Pictures don't belong in the copy; print all the records exactly.
— START —
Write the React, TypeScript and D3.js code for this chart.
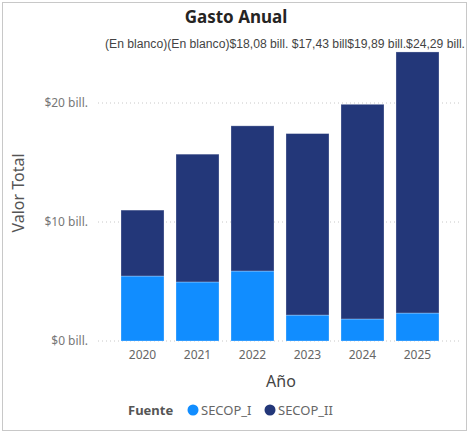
import React from "react";
import * as d3 from "d3";

const years = ["2020", "2021", "2022", "2023", "2024", "2025"];
const secopI = [5.46, 4.96, 5.88, 2.18, 1.85, 2.35];
const secopII = [5.54, 10.74, 12.2, 15.25, 18.04, 21.94];
const totalLabels = ["(En blanco)", "(En blanco)", "$18,08 bill. ", "$17,43 bill", "$19,89 bill.", "$24,29 bill."];
const yTicks = [0, 10, 20];
const seriesNames = ["SECOP_I", "SECOP_II"];
const colors = ["#118DFF", "#233779"];

const W = 474;
const H = 434;
const font = "'Segoe UI', 'Noto Sans', 'Open Sans', sans-serif";

export default function App() {
  const x = d3.scaleBand<string>().domain(years).range([110, 450]).paddingInner(0.218).paddingOuter(0.2);
  const y = d3.scaleLinear().domain([0, 25]).range([341, 43.5]);
  const rows = years.map((yr, i) => ({ year: yr, SECOP_I: secopI[i], SECOP_II: secopII[i] }));
  const stack = d3.stack<any>().keys(seriesNames)(rows);

  return (
    <svg width={W} height={H} style={{ position: "absolute", left: 0, top: 0, background: "#fff" }}>
      <rect x={2.5} y={2.5} width={464} height={428} fill="#fff" stroke="#c8c8c8" />
      <text x={236} y={23} textAnchor="middle" fontFamily={font} fontWeight="bold" fontSize={17} fill="#252423">
        Gasto Anual
      </text>
      {yTicks.map((t) => (
        <g key={t}>
          <line x1={98} x2={460} y1={y(t)} y2={y(t)} stroke="#c8c8c8" strokeDasharray="1 3" />
          <text x={88} y={y(t)} dy="0.35em" textAnchor="end" fontFamily={font} fontSize={12} fill="#777">
            {`$${t} bill.`}
          </text>
        </g>
      ))}
      <text
        transform={`translate(24,193) rotate(-90)`}
        textAnchor="middle"
        fontFamily={font}
        fontSize={16}
        fill="#555"
      >
        Valor Total
      </text>
      {stack.map((s, si) => (
        <g key={seriesNames[si]} fill={colors[si]}>
          {s.map((d, i) => (
            <rect
              key={i}
              x={x(years[i])}
              width={x.bandwidth()}
              y={y(d[1])}
              height={y(d[0]) - y(d[1])}
              stroke="#ffffff"
              strokeOpacity={0.35}
              strokeWidth={0.8}
            />
          ))}
        </g>
      ))}
      <text
        x={105}
        y={48}
        textLength={360}
        lengthAdjust="spacingAndGlyphs"
        fontFamily="'Liberation Sans', Arial, sans-serif"
        fontSize={12}
        fill="#444"
      >
        {totalLabels.join("")}
      </text>
      {years.map((yr) => (
        <text
          key={yr}
          x={(x(yr) as number) + x.bandwidth() / 2}
          y={355}
          dy="0.35em"
          textAnchor="middle"
          fontFamily={font}
          fontSize={12}
          fill="#666"
        >
          {yr}
        </text>
      ))}
      <text x={281} y={381} dy="0.35em" textAnchor="middle" fontFamily={font} fontSize={16} fill="#444">
        Año
      </text>
      <g fontFamily={font} fontSize={13}>
        <text x={128} y={410} dy="0.35em" fontWeight="bold" fill="#555">
          Fuente
        </text>
        {seriesNames.map((n, i) => {
          const cx = i === 0 ? 193 : 270;
          return (
            <g key={n}>
              <circle cx={cx} cy={410} r={5.5} fill={colors[i]} />
              <text x={cx + 8} y={410} dy="0.35em" fill="#666">
                {n}
              </text>
            </g>
          );
        })}
      </g>
    </svg>
  );
}
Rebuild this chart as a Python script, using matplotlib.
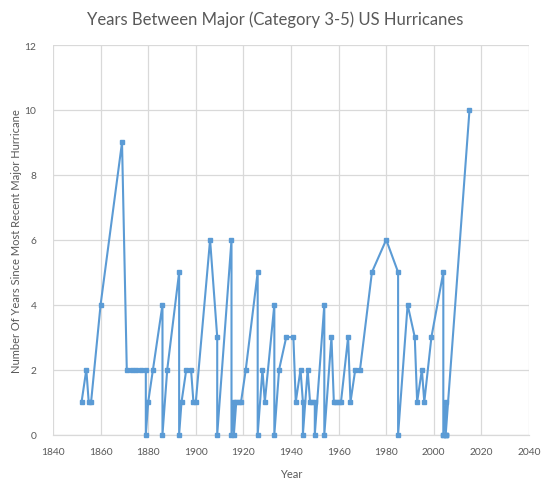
— END —
Exercise result =>
Write the React, TypeScript and D3.js code for this chart.
import React from "react";
import * as d3 from "d3";

const years = ["2020", "2021", "2022", "2023", "2024", "2025"];
const secopI = [5.46, 4.96, 5.88, 2.18, 1.85, 2.35];
const secopII = [5.54, 10.74, 12.2, 15.25, 18.04, 21.94];
const totalLabels = ["(En blanco)", "(En blanco)", "$18,08 bill. ", "$17,43 bill", "$19,89 bill.", "$24,29 bill."];
const yTicks = [0, 10, 20];
const seriesNames = ["SECOP_I", "SECOP_II"];
const colors = ["#118DFF", "#233779"];

const W = 474;
const H = 434;
const font = "'Segoe UI', 'Noto Sans', 'Open Sans', sans-serif";

export default function App() {
  const x = d3.scaleBand<string>().domain(years).range([110, 450]).paddingInner(0.218).paddingOuter(0.2);
  const y = d3.scaleLinear().domain([0, 25]).range([341, 43.5]);
  const rows = years.map((yr, i) => ({ year: yr, SECOP_I: secopI[i], SECOP_II: secopII[i] }));
  const stack = d3.stack<any>().keys(seriesNames)(rows);

  return (
    <svg width={W} height={H} style={{ position: "absolute", left: 0, top: 0, background: "#fff" }}>
      <rect x={2.5} y={2.5} width={464} height={428} fill="#fff" stroke="#c8c8c8" />
      <text x={236} y={23} textAnchor="middle" fontFamily={font} fontWeight="bold" fontSize={17} fill="#252423">
        Gasto Anual
      </text>
      {yTicks.map((t) => (
        <g key={t}>
          <line x1={98} x2={460} y1={y(t)} y2={y(t)} stroke="#c8c8c8" strokeDasharray="1 3" />
          <text x={88} y={y(t)} dy="0.35em" textAnchor="end" fontFamily={font} fontSize={12} fill="#777">
            {`$${t} bill.`}
          </text>
        </g>
      ))}
      <text
        transform={`translate(24,193) rotate(-90)`}
        textAnchor="middle"
        fontFamily={font}
        fontSize={16}
        fill="#555"
      >
        Valor Total
      </text>
      {stack.map((s, si) => (
        <g key={seriesNames[si]} fill={colors[si]}>
          {s.map((d, i) => (
            <rect
              key={i}
              x={x(years[i])}
              width={x.bandwidth()}
              y={y(d[1])}
              height={y(d[0]) - y(d[1])}
              stroke="#ffffff"
              strokeOpacity={0.35}
              strokeWidth={0.8}
            />
          ))}
        </g>
      ))}
      <text
        x={105}
        y={48}
        textLength={360}
        lengthAdjust="spacingAndGlyphs"
        fontFamily="'Liberation Sans', Arial, sans-serif"
        fontSize={12}
        fill="#444"
      >
        {totalLabels.join("")}
      </text>
      {years.map((yr) => (
        <text
          key={yr}
          x={(x(yr) as number) + x.bandwidth() / 2}
          y={355}
          dy="0.35em"
          textAnchor="middle"
          fontFamily={font}
          fontSize={12}
          fill="#666"
        >
          {yr}
        </text>
      ))}
      <text x={281} y={381} dy="0.35em" textAnchor="middle" fontFamily={font} fontSize={16} fill="#444">
        Año
      </text>
      <g fontFamily={font} fontSize={13}>
        <text x={128} y={410} dy="0.35em" fontWeight="bold" fill="#555">
          Fuente
        </text>
        {seriesNames.map((n, i) => {
          const cx = i === 0 ? 193 : 270;
          return (
            <g key={n}>
              <circle cx={cx} cy={410} r={5.5} fill={colors[i]} />
              <text x={cx + 8} y={410} dy="0.35em" fill="#666">
                {n}
              </text>
            </g>
          );
        })}
      </g>
    </svg>
  );
}
Rebuild this chart as a Python script, using matplotlib.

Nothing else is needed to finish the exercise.